If in doubt forward onto us and we can advise, but also remeber if we havent told you, that you are due a refund and it sounds to good to be true...... it normallly is.
Have a great day.
|Posted on 30 May, 2018 at 5:15||comments (0)|
The Making Tax Digital pilot for self-employed businesses launched in March and in a few years’ time, this new form of tax administration will be mandatory for any individual, business or non-profit organisation that has to file a tax return, although it won’t affect pensioners, those who are solely paid through payroll/PAYE, or those who have a secondary income of less than £10,000.
Are you ready?
What is Making Tax Digital?
Making Tax Digital (MTD) is the core of HMRC’s plan to become one of the most digitally advanced tax administrations in the world.
HMRC is working with commercial software providers (rather than online ‘cloud-based’ software providers) to see how they can directly link together using Application Programming Interfaces (API). This will allow your chosen software to automatically update your tax account and submit information to HMRC.
Paper accounting and the yearly tax return will become completely obsolete as the legislation comes into force in stages.
April 2019: businesses above the VAT threshold (currently £85,000) will be required to set up a digital tax account and file returns online for VAT purposes.
2020: it’s expected that the legislation will come into force for those VAT-registered businesses with turnovers less than £85,000.
At a later date, MTD will become mandatory for anyone who files a tax return and will cover income tax too.
What are the benefits of Making Tax Digital?
The government believes that MTD will make life easier for businesses and HMRC, improving efficiency, effectiveness and ease of compliance. HMRC estimates that the behavioural impacts of Making Tax Digital will contribute over £1bn to the Exchequer by 2022 to 2023.
- The predicted benefits for businesses include:
- The ability to review all your tax information from your personal digital tax account
- Faster and simpler submission of your information to HMRC and online payment of any tax owed
- Increased accuracy and reduction of errors in reporting, meaning you’re more likely to only pay what you owe and are less likely to experience compliance checks and audits.
- A more up-to-date picture of your finances and the tax you owe
How can I sign up to the income tax pilot?
As part of the Making Tax Digital pilot, self-employed businesses can voluntarily use software to keep their business records digitally and send Income Tax updates to HM Revenue and Customs (HMRC), instead of filing a Self Assessment tax return.

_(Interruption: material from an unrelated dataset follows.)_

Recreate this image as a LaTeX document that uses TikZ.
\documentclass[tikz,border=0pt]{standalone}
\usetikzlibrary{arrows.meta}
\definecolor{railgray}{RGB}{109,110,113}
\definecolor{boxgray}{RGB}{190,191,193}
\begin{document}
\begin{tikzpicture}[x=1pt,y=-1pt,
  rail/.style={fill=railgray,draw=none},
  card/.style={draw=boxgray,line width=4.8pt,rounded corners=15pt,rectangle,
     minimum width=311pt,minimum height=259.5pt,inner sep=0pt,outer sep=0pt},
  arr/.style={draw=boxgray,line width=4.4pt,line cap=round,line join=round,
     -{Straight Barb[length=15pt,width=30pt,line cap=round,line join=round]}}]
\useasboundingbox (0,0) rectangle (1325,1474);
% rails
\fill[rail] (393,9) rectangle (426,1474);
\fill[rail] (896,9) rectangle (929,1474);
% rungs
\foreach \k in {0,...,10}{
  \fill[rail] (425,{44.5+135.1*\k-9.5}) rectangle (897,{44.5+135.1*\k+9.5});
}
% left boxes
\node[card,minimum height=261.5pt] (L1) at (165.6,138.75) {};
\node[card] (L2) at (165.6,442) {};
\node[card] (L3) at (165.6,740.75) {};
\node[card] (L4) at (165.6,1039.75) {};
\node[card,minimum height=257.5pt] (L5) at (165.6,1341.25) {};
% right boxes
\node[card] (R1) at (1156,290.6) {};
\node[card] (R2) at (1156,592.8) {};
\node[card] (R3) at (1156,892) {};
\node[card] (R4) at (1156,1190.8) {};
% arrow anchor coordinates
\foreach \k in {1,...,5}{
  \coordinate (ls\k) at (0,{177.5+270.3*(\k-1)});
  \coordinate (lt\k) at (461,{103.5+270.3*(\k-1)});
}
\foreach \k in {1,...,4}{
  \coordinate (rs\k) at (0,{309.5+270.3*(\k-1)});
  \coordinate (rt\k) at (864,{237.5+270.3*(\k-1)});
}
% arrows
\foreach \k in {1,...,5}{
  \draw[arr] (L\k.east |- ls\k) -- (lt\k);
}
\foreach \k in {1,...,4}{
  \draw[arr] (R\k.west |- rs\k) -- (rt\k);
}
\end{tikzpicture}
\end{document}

This means you’ll see an estimate of how much tax you might owe as you go, rather than waiting until the end of the tax year.

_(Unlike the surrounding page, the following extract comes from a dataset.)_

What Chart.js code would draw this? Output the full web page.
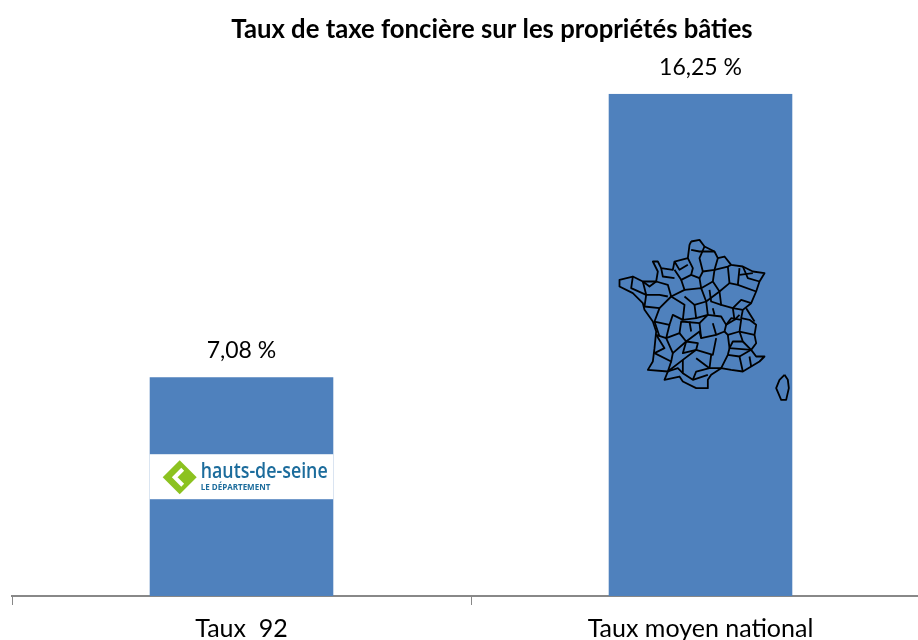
<!DOCTYPE html>
<html>
<head>
<meta charset="utf-8">
<title>Taux de taxe foncière</title>
<script src="https://cdn.jsdelivr.net/npm/chart.js@4/dist/chart.umd.min.js"></script>
<style>
  html, body { margin: 0; padding: 0; background: #fff; overflow: hidden; }
  canvas { display: block; }
</style>
</head>
<body>
<canvas id="taxChart" width="930" height="640"></canvas>
<script>
// ================= DATA =================
const categories = ["Taux  92", "Taux moyen national"];
const rates = [7.08, 16.25];
const chartTitle = "Taux de taxe foncière sur les propriétés bâties";

// ================= DECOR =================
// map drawn inside the national bar, in 3x pixels from its own corner
const mapOutline = [275,50,300,45,315,65,345,80,355,100,375,95,395,120,430,125,460,140,495,145,480,170,470,200,455,235,430,255,425,280,450,285,470,300,465,330,470,355,455,375,470,395,495,395,480,410,455,425,430,440,395,435,365,430,335,450,325,465,325,490,290,490,250,470,240,455,195,465,205,440,145,435,160,410,165,370,170,320,160,290,135,255,130,235,100,205,60,185,60,165,100,155,130,170,170,170,175,140,160,110,175,110,185,130,220,135,225,110,265,100,270,60,275,50];
const mapCorsica = [555,450,565,465,568,490,560,525,545,525,530,490,540,465,555,450];
const mapBorders = [
  [265,100,280,130,275,150,300,160,310,140,345,135,355,100],
  [310,140,300,100,315,65],
  [345,135,385,125,395,120],
  [385,125,390,175,415,180,470,200],
  [415,180,420,130],
  [390,175,360,200,340,170,345,135],
  [340,170,305,190,300,160],
  [275,150,245,165,225,135],
  [245,165,255,195,215,215,205,180,170,170],
  [130,170,140,210,180,210,205,215],
  [100,155,95,190,140,210],
  [140,210,135,245,180,250,215,215],
  [255,195,305,190,320,230,285,240,255,215],
  [320,230,360,200,365,240,400,250,430,255],
  [400,250,425,225,455,235],
  [400,250,405,285,380,300,365,275,325,270,320,230],
  [285,240,290,280,250,285,255,240,215,215],
  [180,250,165,290,210,300,220,270,250,285],
  [290,280,325,270,300,295,245,290,240,325,200,340,210,300],
  [300,295,305,340,350,330,375,320,380,300],
  [380,300,395,280,425,285,420,320,385,330,375,320],
  [420,320,465,330],
  [385,330,390,370,455,375],
  [240,325,260,350,300,320,305,340],
  [170,330,200,340,220,385,260,350,295,355,290,375,340,390,350,340],
  [220,385,215,410,165,385],
  [215,410,205,440,250,405,290,375],
  [250,405,250,445,280,465,325,450],
  [290,400,330,430,365,430,385,390,390,370],
  [385,390,420,395,430,440],
  [420,395,455,375],
  [275,75,300,80,345,80],
  [225,110,240,135,265,120],
  [185,130,190,155,225,160],
  [130,170,150,185,170,170],
  [430,125,445,160,480,170],
  [420,150,460,145],
  [330,195,335,230,365,240],
  [340,250,345,270],
  [440,250,465,290],
  [405,285,420,270],
  [165,290,180,335],
  [270,290,275,320],
  [340,295,350,330],
  [420,320,430,350,455,375],
  [390,370,400,350,430,350],
  [165,385,195,370,170,330],
  [330,430,335,390],
  [260,350,250,385,290,375],
  [205,440,235,430,250,445],
  [280,465,290,440,330,430],
  [455,425,450,395]
];

function drawPolyline(ctx, pts, ox, oy) {
  ctx.beginPath();
  for (let i = 0; i < pts.length; i += 2) {
    ctx.lineTo(ox + pts[i] / 3, oy + pts[i + 1] / 3);
  }
  ctx.stroke();
}

function drawLogo(ctx, bar) {
  const left = bar.x - bar.width / 2;
  const top = bar.y + 77;
  ctx.save();
  ctx.fillStyle = "#ffffff";
  ctx.fillRect(left, top, bar.width, 45);

  // green diamond with chevron
  const cx = left + 30, cy = top + 23;
  ctx.fillStyle = "#8cc220";
  ctx.beginPath();
  ctx.moveTo(cx, cy - 17);
  ctx.lineTo(cx + 17, cy);
  ctx.lineTo(cx, cy + 17);
  ctx.lineTo(cx - 17, cy);
  ctx.closePath();
  ctx.fill();
  ctx.strokeStyle = "#ffffff";
  ctx.lineWidth = 4;
  ctx.beginPath();
  ctx.moveTo(cx + 3, cy - 8);
  ctx.lineTo(cx - 5, cy);
  ctx.lineTo(cx + 3, cy + 8);
  ctx.stroke();

  ctx.fillStyle = "#1c6c9c";
  ctx.textAlign = "left";
  ctx.textBaseline = "alphabetic";
  ctx.font = "600 21px 'Open Sans'";
  ctx.fillText("hauts-de-seine", left + 51, top + 24, 127);
  ctx.font = "bold 8px 'Open Sans'";
  ctx.fillText("LE DÉPARTEMENT", left + 51, top + 36, 89);
  ctx.restore();
}

function drawMap(ctx, bar) {
  const ox = bar.x - 101, oy = bar.y + 131;
  ctx.save();
  ctx.strokeStyle = "#000000";
  ctx.lineWidth = 1.8;
  ctx.lineJoin = "round";
  drawPolyline(ctx, mapOutline, ox, oy);
  drawPolyline(ctx, mapCorsica, ox, oy);
  mapBorders.forEach(b => drawPolyline(ctx, b, ox, oy));
  ctx.restore();
}

// ================= PLUGIN =================
const barDecor = {
  id: "barDecor",
  afterLayout(chart) {
    // title sits right of the plot centre
    chart.titleBlock.left += 21;
    chart.titleBlock.right += 21;
  },
  afterDatasetsDraw(chart) {
    const ctx = chart.ctx;
    const bars = chart.getDatasetMeta(0).data;
    drawLogo(ctx, bars[0]);
    drawMap(ctx, bars[1]);

    ctx.save();
    ctx.fillStyle = "#000000";
    ctx.font = "23px Lato";
    ctx.textAlign = "center";
    ctx.textBaseline = "alphabetic";
    bars.forEach((bar, i) => {
      const label = rates[i].toFixed(2).replace(".", ",") + " %";
      ctx.fillText(label, bar.x, bar.y - 19);
    });
    ctx.restore();
  }
};

// ================= CHART =================
new Chart(document.getElementById("taxChart"), {
  type: "bar",
  data: {
    labels: categories,
    datasets: [{
      data: rates,
      backgroundColor: "#4f81bd",
      barPercentage: 0.4,
      categoryPercentage: 1
    }]
  },
  options: {
    responsive: false,
    animation: false,
    layout: { padding: { left: 12, right: 0, top: 0, bottom: -13 } },
    plugins: {
      legend: { display: false },
      tooltip: { enabled: false },
      title: {
        display: true,
        text: chartTitle,
        color: "#000000",
        font: { family: "Lato", size: 25.7, weight: "bold" },
        padding: { top: 14, bottom: 49 }
      }
    },
    scales: {
      y: { display: false, min: 0, max: 16.25 },
      x: {
        grid: {
          drawOnChartArea: false,
          color: "#888888",
          tickLength: 9
        },
        border: { color: "#888888", width: 2 },
        ticks: {
          color: "#000000",
          font: { family: "Lato", size: 25 },
          padding: 9,
          maxRotation: 0
        }
      }
    }
  },
  plugins: [barDecor]
});
</script>
</body>
</html>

By signing up for the pilot scheme, you can ensure you’re ready for the transition well before MTD becomes compulsory.
HMRC advise any business whose year-end date is other than March 31 to consider using MTD systems far earlier. For example, a business whose year-end is June 30 will be required to file its VAT obligations through software for the quarter ending June 30 2019.
To join the pilot scheme, you will need to:
- Sign in to the Government Gateway using the Government Gateway user ID and password you got when you signed up to the Self Assessment online service (if you’re not already signed up to the online service, you need to do that first).
- Use software to keep your business records, recording income and expenses. Check if your software can send updates to HMRC.
- Use your software to send your income and expenses summary to HMRC quarterly (every 3 months).
- Send a final report to confirm your income and expenses at the end of your accounting year. If you need to claim allowances and reliefs, you can do this within that final report. You’ll be able to see a tax calculation for the year.
You can also choose to:
- Send an update to HMRC more often (this is handy if you want to see an up-to-date estimate of the tax you might owe)
- Pay your tax bill as you go, which may make budgeting easier
- Ask your accountant to send updates for you
Don’t ignore MTD until it becomes compulsory! Use this opportunity to learn about how it works and ensure you and/or your accountant are prepared for the change. Are you prepared?